1883 senesinde İsmail Gaspıralı’nın öncülük ettiği aydınlanma hareketi neticesinde 1917’de genç ve dinamik olan entelektüel bir sınıf oluşmuştur. Sonraki yıllarda, Josef Stalin’in başlattığı Büyük Temizlik (Great Purge) sırasında Kırım Tatarlarından oluşan aydın sınıfın büyük bir bölümü ya hapsedilerek ya da idam edilerek ortadan kaldırılmıştır.
1944 tarihine gelindiğinde, nüfusun büyük bir çoğunluğu göç ederek Kırım’dan çıkmış, aydın sınıfı katledilmiş ve Sovyetler Birliği’nin geçirdiği dönüşüm süreci altında ezilmiş Kırım Tatarları, Almanlarla iş birliği suçlaması ile topyekûn sürgüne tabi tutulmuşlardır.
Kırım’ı Ukrayna’ya nasıl dahil oldu?
1954’te Sovyet lideri Nikita Kruşçev, Kırım’ı Ukrayna’ya hediye etti. Rusya’nın bugün hata olarak gördüğü karar, o dönemde pratikte pek fazla değişiklik yaratmamaktaydı. Sovyetler dağıldıktan sonra Sovyetlerin verdiği hediyeyi geçersiz sayan Rusya, Kırım’ı tekrar geri almak için mücadeleye başladı.
Referandumla gelen özerklik
Sovyetler Birliği dağıldıktan sonra Kırım'da yapılan referandumla, yarımada Ukrayna’ya bağlı "özerk cumhuriyet" olarak varlığını sürdürmüştür. ABD, İngiltere ve Rusya, 1994'te imzaladıkları Budapeşte Memorandumu'yla Ukrayna'nın toprak bütünlüğünü tanımıştır.

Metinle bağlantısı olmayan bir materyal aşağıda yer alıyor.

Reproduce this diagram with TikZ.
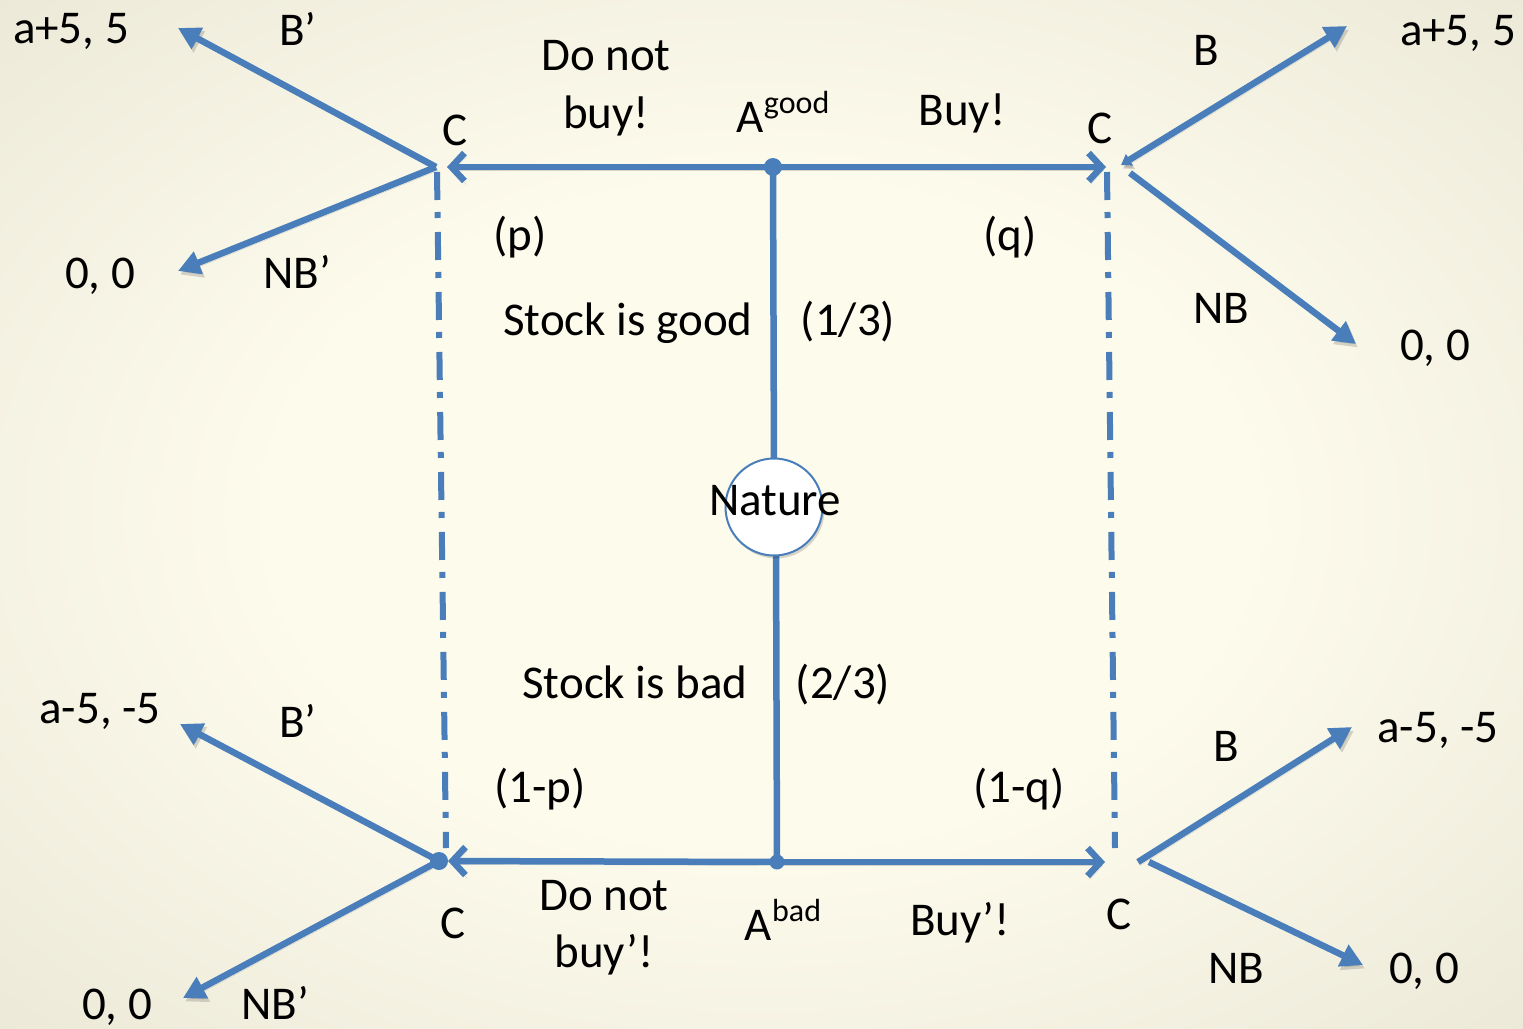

Kırım meselesi, Ukrayna’da ortaya çıkan ayaklanmalara dayanmaktadır. Ukrayna içinde özerk bir cumhuriyet olan Kırım, kendi parlamentosuna sahipti. Bu parlamentonun ve hükümetinin Rusya yanlısı olması, yapılan atamaların da Ukrayna’nın başkenti Kiev’de gerçekleştirilmesi sonucu ortaya meşruiyet sorunu çıkarmıştır. Bu meşruiyet sorunu şu anda yaşanan Kırım meselesine zemin hazırlamıştır.
Buna bağlı olarak 2013’te muhalefetin Ukrayna’da yaptığı gösteriler, Kırım’ın Rusya tarafından ilhak edilmesine neden olmuştur. Yaşanan bu olay, durumu ülke içi bir krizden bölgesel ve uluslararası bir soruna dönüştürmüştür. Türkiye dahil tüm batı dünyası Kırım'ın Rusya tarafından ilhakını günümüzde de tanımamaktadır.
Ukrayna ve Rusya arasındaki krizin sebebi geçmişten beri aynıdır.
Ukrayna ve Rusya’nın olası savaş ihtimaline karşı Kırım Türkleri göz ardı edilmemelidir. Kırım Türklerinin kültürel devamlılığını korumak sorumluluğumuzdur. Yapılması gereken oradaki kültürel azınlığımızın iki devlet tarafından da tanınması ve korunmasıdır.